Each image, because it is hand coated, is a one of a kind. Because the plates are hand coated and hand processed in the field, you never know what you are going to get. The final photographs convey more feeling and emotion than any other process I've used. These "Low Fidelity Landscapes" tend to be moody and dark....much like my personality sometimes!
After seeing the results, I'm hooked. Seeing my first plate appear in the developer was like watching my first silver gelatin print appear in my darkroom at age 13. These samples have all been scanned at 2400ppi on my Epson V700. Scanned straight from the glass, prior to varnishing the plate. The range of tones are incredible. I'll be featuring these, along with upcoming photographs, at my new site.
www.lowfidelitylandscape.com
And for those who really wish to take their photography and vision to another level, I highly recommend looking at some of the workshops held by the team at Luz Studios.
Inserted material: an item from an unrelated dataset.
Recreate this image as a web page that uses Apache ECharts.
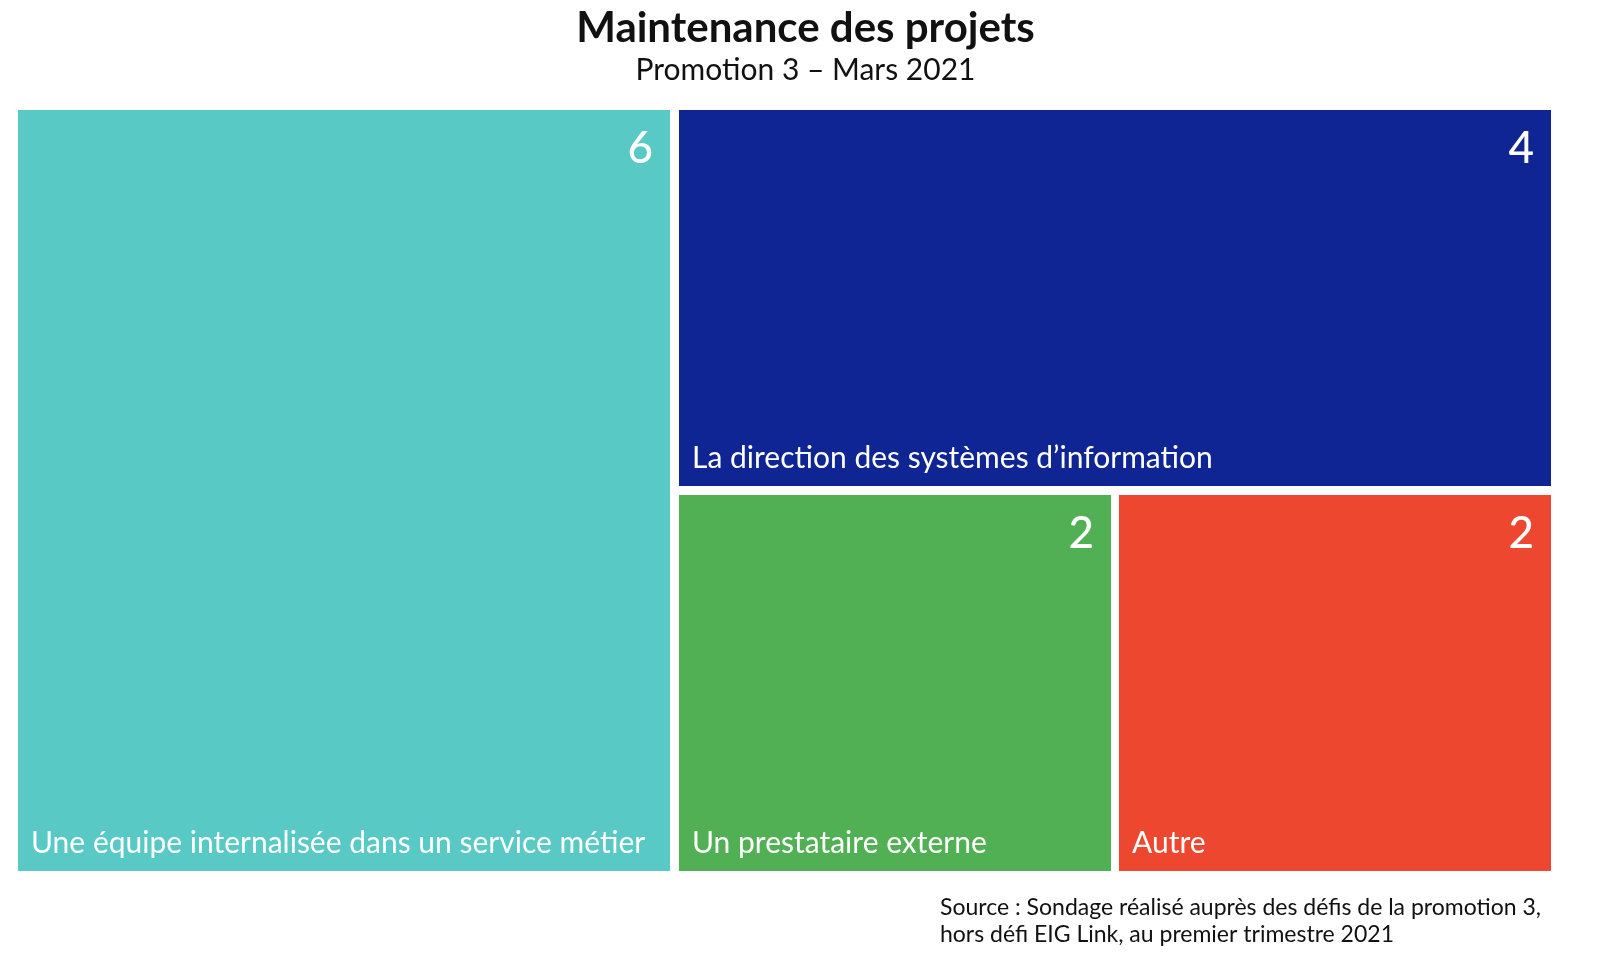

Sign up for their darkroom to produce your own work. And Quinton, I think Turkish coffee should be mandatory for all photographic workshops!!!
Sometimes we need a push to prompt us to look beyond and step forward from what we have been doing to see a change in our work. I've stepped back and decided the Wet Plate Collodion process is the best way to describe my photographic emotional narrative. What's yours?
Marks from allowing the Collodiun to dry prior to developing
My first Collodion coating and processing
Slightly overexposed, but still tonally beautiful.
Sunday, September 29, 2013
A Little Film Magic
Sometimes the colour palette of film goes a long way to contributing to the final result. In this case, Kodak Ektar 100 rated at iso 64. Photographed with a 30 year old Minolta X700 and 50m f1.7, used wide open. Nothing like fullframe on the cheap. In this case, the camera and lens came to $50.
Gotta love the almost painterly colour to these! Film ain't dead yet!
Gotta love the almost painterly colour to these! Film ain't dead yet!